Finalmente el autor nos deja una moraleja que acaba convertida en paradoja. Después de condenar el pasado termina ofreciendo, como salida al drama, la vuelta a él.

Opinión
Ud. que para disfrutar del arte está acostumbrado a suspender la incredulidad, quizá no haya reparado en que no se trata de ficción. Pero a mí, que soy escéptico, no me engaña. Esto no es ficción, esto es pura política.
Si el autor reconoce que él y sus personajes tiene una historia en común y que en ese devenir construyeron un lenguaje en el que todos se reconocen y que podría provocar la envidia de cualquiera ¿Por qué ese empeño en darle la espalda a esa historia y degradarla? ¿Por qué ese mirar hacia atrás con la lógica de Terminator?
¿No será que los males y debilidades que el “hermano Gustavo” les achaca a los personajes son en realidad el reflejo de sus propios temores y debilidades?.
¿No será que todo nace de un gran dolor que le embarga y sobre todo del miedo, de ese miedo que siente porque los años han pasado y porque él ahora es grande y los anhelos de “revolución” se esfuman?

Consejo
Como sospecho que Ud. comparte las mismas ilusiones que el autor y los personajes dicen profesar, me permito aconsejarle:
Por qué carajo no asumen de una vez la historia sin beneficio de inventario, dejan en paz a los muertos, pero sobre todo a los vivos, y dedican todos los esfuerzos en la comprensión de la insondable realidad para luego actuar en consecuencia.
Que la libertad, amigo mío, no consiste, como nos dice Engels, “en el ensueño de una acción independiente de las leyes de la naturaleza, sino en el conocimiento de esas leyes y en la posibilidad, así dada, de hacerlas obrar en un sentido determinado”.

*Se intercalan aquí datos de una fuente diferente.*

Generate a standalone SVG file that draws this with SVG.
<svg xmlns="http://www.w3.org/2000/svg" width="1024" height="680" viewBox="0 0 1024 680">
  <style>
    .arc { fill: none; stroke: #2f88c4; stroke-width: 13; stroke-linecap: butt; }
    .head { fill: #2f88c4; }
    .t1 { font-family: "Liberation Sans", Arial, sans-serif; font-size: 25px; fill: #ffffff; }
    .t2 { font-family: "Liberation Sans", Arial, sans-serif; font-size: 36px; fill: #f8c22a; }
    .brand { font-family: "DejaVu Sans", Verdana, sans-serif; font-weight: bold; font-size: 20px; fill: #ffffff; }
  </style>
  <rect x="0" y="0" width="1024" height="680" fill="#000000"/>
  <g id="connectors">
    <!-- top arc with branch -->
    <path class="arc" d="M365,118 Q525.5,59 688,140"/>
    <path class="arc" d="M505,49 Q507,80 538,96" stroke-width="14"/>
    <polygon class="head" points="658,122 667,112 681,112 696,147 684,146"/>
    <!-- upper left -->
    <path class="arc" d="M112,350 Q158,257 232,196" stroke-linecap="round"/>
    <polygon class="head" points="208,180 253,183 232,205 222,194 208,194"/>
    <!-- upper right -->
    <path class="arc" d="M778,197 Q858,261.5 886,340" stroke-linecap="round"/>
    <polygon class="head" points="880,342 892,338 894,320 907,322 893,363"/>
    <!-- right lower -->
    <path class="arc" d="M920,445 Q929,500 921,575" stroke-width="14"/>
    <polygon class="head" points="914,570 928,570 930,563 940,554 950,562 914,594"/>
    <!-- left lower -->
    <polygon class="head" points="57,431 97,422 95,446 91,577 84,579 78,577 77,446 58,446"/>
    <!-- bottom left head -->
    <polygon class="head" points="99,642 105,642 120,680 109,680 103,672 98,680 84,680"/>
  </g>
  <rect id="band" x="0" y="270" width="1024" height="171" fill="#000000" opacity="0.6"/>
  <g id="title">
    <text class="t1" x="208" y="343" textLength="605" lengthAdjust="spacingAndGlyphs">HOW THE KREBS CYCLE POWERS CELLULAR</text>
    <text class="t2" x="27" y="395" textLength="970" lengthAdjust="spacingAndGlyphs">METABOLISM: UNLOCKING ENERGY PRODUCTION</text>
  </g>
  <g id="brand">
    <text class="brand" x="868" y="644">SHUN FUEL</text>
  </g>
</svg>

En todo caso, y con esto concluyo, aprendan a ser capaces de vivir simultáneamente distintos niveles de realidad, como los esquizofrénicos, aunque teniendo en cuenta las siguientes recomendaciones: no perder la brújula en el viaje, mantener siempre en la mira al enemigo, no sacralizar los medios, no olvidar nunca los fines y sobre todo no perder jamás el control sobre sí mismos.